In platforms like Lalals, the user selects a voice type, enters text or uploads audio, and the system generates a file ready for further work. This can be speech synthesis, vocal generation, or voice transformation – depending on the selected mode.
Types of AI Voice Generators
AI voice generators differ by how they process input and what problem they solve. Some convert text into speech. Others modify recorded vocals. Some build a reusable digital voice. Others generate full singing performances. The key is simple: these are not variations of the same tool – they are different production workflows.
Voice Generation Methods
Type | ㅤ | ㅤ |
Text-to-Speech | Converts written text into spoken audio | Quick voiceover for a video or course |
Voice Conversion | Changes the tone or character of a recorded voice | Music covers, vocal experiments |
Voice Cloning | Builds a digital model of a specific voice from samples | Long-term projects, branded digital voice |
AI Singing | Generates vocals based on a defined melody | Demo tracks, arrangement testing |
The rule is simple: pick the tool for the job, not because it’s popular. An AI Text-to-speech tool won’t do what AI singing is built for. Voice conversion is not the same as voice cloning. The clearer your production goal, the easier it becomes to select the right AI voice generator – without unnecessary testing and wasted time.
Real Creator Use Cases
Creators rely on AI voice tools for voiceovers, singing, cloning, dubbing, localization, demos, and even character testing. But their real impact shows up in concrete, everyday production situations.

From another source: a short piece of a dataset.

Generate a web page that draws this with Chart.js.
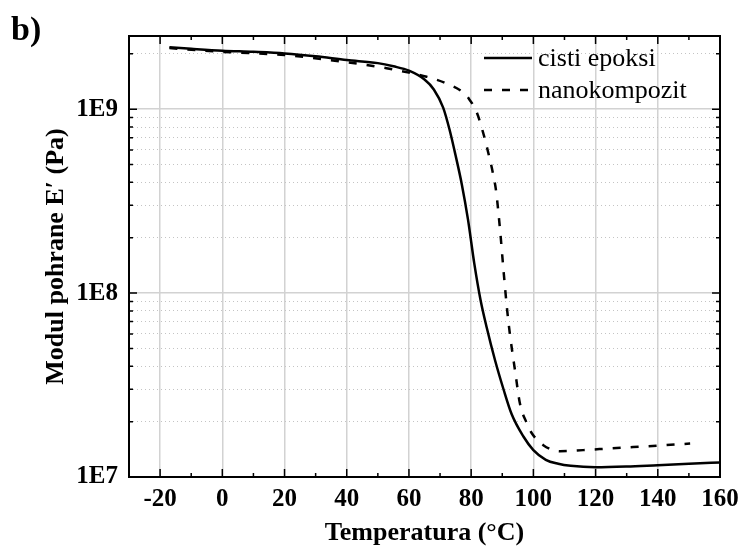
<!DOCTYPE html>
<html>
<head>
<meta charset="utf-8">
<script src="https://cdn.jsdelivr.net/npm/chart.js@4"></script>
<style>
  body { margin: 0; background: #fff; }
</style>
</head>
<body>
<canvas id="grafico" width="742" height="549"></canvas>
<script>
// podaci ocitani sa slike
var tempEpoksi = [-17, -10, 0, 10, 20, 30, 40, 50, 55, 60, 65, 68, 71, 73, 75, 77, 79, 81, 83, 85, 87.7, 90.4, 93, 96.8, 100, 104, 108, 112, 120, 130, 140, 150, 160];
var modulEpoksi = [2.17e9, 2.13e9, 2.08e9, 2.05e9, 2.01e9, 1.94e9, 1.85e9, 1.78e9, 1.71e9, 1.62e9, 1.45e9, 1.28e9, 1.02e9, 7.8e8, 5.6e8, 3.9e8, 2.5e8, 1.45e8, 9.2e7, 6.5e7, 4.3e7, 3.0e7, 2.2e7, 1.66e7, 1.40e7, 1.24e7, 1.18e7, 1.15e7, 1.13e7, 1.14e7, 1.16e7, 1.18e7, 1.20e7];

var tempNano = [-17, 0, 20, 40, 52.8, 60, 65.7, 71.6, 77.5, 79.1, 81.8, 83.9, 85.5, 87.1, 88, 89.3, 90.4, 91.6, 92.5, 94.1, 95.7, 97.9, 99.5, 103.2, 108.6, 116, 124.6, 139.6, 150.4];
var modulNano = [2.15e9, 2.05e9, 1.97e9, 1.80e9, 1.67e9, 1.58e9, 1.50e9, 1.39e9, 1.23e9, 1.15e9, 9.6e8, 7.4e8, 5.8e8, 4.4e8, 3.6e8, 2.2e8, 1.33e8, 8.0e7, 5.9e7, 3.8e7, 2.5e7, 1.96e7, 1.73e7, 1.49e7, 1.38e7, 1.40e7, 1.43e7, 1.48e7, 1.52e7];

var xTicks = [-20, 0, 20, 40, 60, 80, 100, 120, 140, 160];
var yTicks = [1e7, 2e7, 3e7, 4e7, 5e7, 6e7, 7e7, 8e7, 9e7, 1e8, 2e8, 3e8, 4e8, 5e8, 6e8, 7e8, 8e8, 9e8, 1e9, 2e9];

var nazivi = ['cisti epoksi', 'nanokompozit'];

var FONT = '"Liberation Serif", "Times New Roman", serif';

function jeDekada(v) {
    var l = Math.log10(v);
    return Math.abs(l - Math.round(l)) < 1e-6;
}

function spoji(xs, ys) {
    return xs.map(function (x, i) { return { x: x, y: ys[i] }; });
}

// okvir, unutrasnje crtice, legenda i oznaka b)
var okvirPlugin = {
    id: 'okvir',
    afterDraw: function (chart) {
        var ctx = chart.ctx;
        var a = chart.chartArea;
        var sx = chart.scales.x;
        var sy = chart.scales.y;

        ctx.save();
        ctx.strokeStyle = '#000';
        ctx.lineWidth = 2;
        ctx.strokeRect(a.left, a.top, a.right - a.left, a.bottom - a.top);

        ctx.lineWidth = 1.5;
        ctx.beginPath();
        for (var i = 0; i < xTicks.length; i++) {
            var px = sx.getPixelForValue(xTicks[i]);
            ctx.moveTo(px, a.bottom); ctx.lineTo(px, a.bottom - 8);
            ctx.moveTo(px, a.top); ctx.lineTo(px, a.top + 8);
            var m = xTicks[i] - 10;
            if (m > sx.min) {
                var pm = sx.getPixelForValue(m);
                ctx.moveTo(pm, a.bottom); ctx.lineTo(pm, a.bottom - 4);
                ctx.moveTo(pm, a.top); ctx.lineTo(pm, a.top + 4);
            }
        }
        for (var j = 0; j < yTicks.length; j++) {
            var py = sy.getPixelForValue(yTicks[j]);
            var len = jeDekada(yTicks[j]) ? 8 : 4;
            ctx.moveTo(a.left, py); ctx.lineTo(a.left + len, py);
            ctx.moveTo(a.right, py); ctx.lineTo(a.right - len, py);
        }
        ctx.stroke();

        // legenda
        var lx = a.right - 236;
        var ly = a.top + 22;
        ctx.font = '26px ' + FONT;
        ctx.textBaseline = 'middle';
        ctx.fillStyle = '#000';
        chart.data.datasets.forEach(function (ds, k) {
            var y = ly + k * 32;
            ctx.lineWidth = 2.5;
            ctx.setLineDash(ds.borderDash || []);
            ctx.beginPath();
            ctx.moveTo(lx, y);
            ctx.lineTo(lx + 48, y);
            ctx.stroke();
            ctx.setLineDash([]);
            ctx.fillText(ds.label, lx + 54, y + 1);
        });

        ctx.font = 'bold 34px ' + FONT;
        ctx.textBaseline = 'alphabetic';
        ctx.fillText('b)', 11, 40);
        ctx.restore();
    }
};

var grafik = new Chart(document.getElementById('grafico'), {
    type: 'line',
    data: {
        datasets: [{
            label: nazivi[0],
            data: spoji(tempEpoksi, modulEpoksi),
            borderColor: '#000',
            borderWidth: 2.5,
            pointRadius: 0,
            cubicInterpolationMode: 'monotone',
            fill: false
        }, {
            label: nazivi[1],
            data: spoji(tempNano, modulNano),
            borderColor: '#000',
            borderWidth: 2.5,
            borderDash: [8, 10],
            pointRadius: 0,
            cubicInterpolationMode: 'monotone',
            fill: false
        }]
    },
    options: {
        responsive: false,
        animation: false,
        layout: { padding: { left: 0, right: 22, top: 36, bottom: 0 } },
        plugins: {
            legend: { display: false },
            tooltip: { enabled: false }
        },
        scales: {
            x: {
                type: 'linear',
                min: -30,
                max: 160,
                afterBuildTicks: function (scale) {
                    scale.ticks = xTicks.map(function (v) { return { value: v }; });
                },
                afterFit: function (scale) {
                    scale.height = 72;
                    scale.paddingLeft = 0;
                    scale.paddingRight = 0;
                },
                grid: { color: '#d2d2d2', lineWidth: 1.5, drawTicks: false },
                border: { display: false },
                ticks: {
                    autoSkip: false,
                    maxRotation: 0,
                    padding: 8,
                    color: '#000',
                    font: { family: FONT, size: 25, weight: 'bold' }
                },
                title: {
                    display: true,
                    text: 'Temperatura (°C)',
                    color: '#000',
                    padding: { top: 0, bottom: 0 },
                    font: { family: FONT, size: 26, weight: 'bold' }
                }
            },
            y: {
                type: 'logarithmic',
                min: 1e7,
                max: 2.5e9,
                afterBuildTicks: function (scale) {
                    scale.ticks = yTicks.map(function (v) { return { value: v }; });
                },
                afterFit: function (scale) {
                    scale.width = 129;
                    scale.paddingTop = 0;
                    scale.paddingBottom = 0;
                },
                grid: {
                    drawTicks: false,
                    color: function (c) { return jeDekada(c.tick.value) ? '#d2d2d2' : '#c4c4c4'; },
                    lineWidth: function (c) { return jeDekada(c.tick.value) ? 1.5 : 1; }
                },
                border: {
                    display: false,
                    dash: function (c) { return (c.tick && jeDekada(c.tick.value)) ? [] : [1, 3]; }
                },
                ticks: {
                    autoSkip: false,
                    padding: 11,
                    color: '#000',
                    font: { family: FONT, size: 25, weight: 'bold' },
                    callback: function (v) {
                        return jeDekada(v) ? '1E' + Math.round(Math.log10(v)) : '';
                    }
                },
                title: {
                    display: true,
                    text: 'Modul pohrane E′ (Pa)',
                    color: '#000',
                    padding: { top: 41, bottom: 0 },
                    font: { family: FONT, size: 26, weight: 'bold' }
                }
            }
        }
    },
    plugins: [okvirPlugin]
});
</script>
</body>
</html>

- Musician without a vocalist. You’ve got the beat and the lyrics, but no vocalist. AI singing lets you create a quick demo to check how the melody and key actually feel – before you step into a studio.
- Producer working on a remix. You have an acapella but want a different tone or vocal character. Voice conversion allows you to reshape the timbre without recording again, saving both time and budget.
- YouTube creator. The microphone picked up noise. Or you need a version in another language. An AI voice generator produces a clean voiceover without re-recording the entire video.
- Game developer. During the prototype stage, hiring voice actors isn’t always realistic. AI voices allow you to test NPC dialogue, tone, and atmosphere before full production.
- Marketer running A/B tests. Instead of recording multiple voice actors, you generate variations and measure which tone converts better.
- Online course author. You fix the script – you don’t restart the whole project. Adjust the wording, regenerate the audio, and continue working
In every scenario, the same three things make the difference: speed, flexibility, and reliable sound quality. That’s where AI voice tools stop being experimental – and start becoming practical.
What to Look for in AI Voice Tools
Not every AI voice generator is ready for real production. Here’s what actually matters:
- Audio quality. Are there artifacts? Does the voice stay stable, especially in singing?
- Control and flexibility. Can you adjust tempo, pitch, tone, or emotional delivery?
- Export formats. WAV or MP3? Is the file usable in your existing workflow?
- Voice library. How many options are available, and are the models cleared for commercial use?
- Commercial rights. Can you legally use the output in ads, on Spotify, or in monetized content?
- Workflow. Can you immediately process the audio, extract stems, or export in the format you need? Support for an AI mastering tool can significantly shorten the path from draft to release-ready sound.
For creators, generation is only half the process. What matters just as much is what happens next. For example, in Lalals, you can not only generate a voice but also refine it or integrate it directly into your production pipeline. Before launching a project, it’s worth reviewing the Lalals pricing plans to understand commercial terms and usage limits.
Not Just a Voice Tool
An AI voice generator isn’t a gimmick. It’s a way to work with voice without booking a studio, hiring actors, or stretching your budget. It doesn’t replace creativity. It removes technical barriers. Once you understand the difference between generation types, choosing the right tool becomes part of your production strategy – not a random experiment. That’s when the technology stops being impressive – and starts being useful.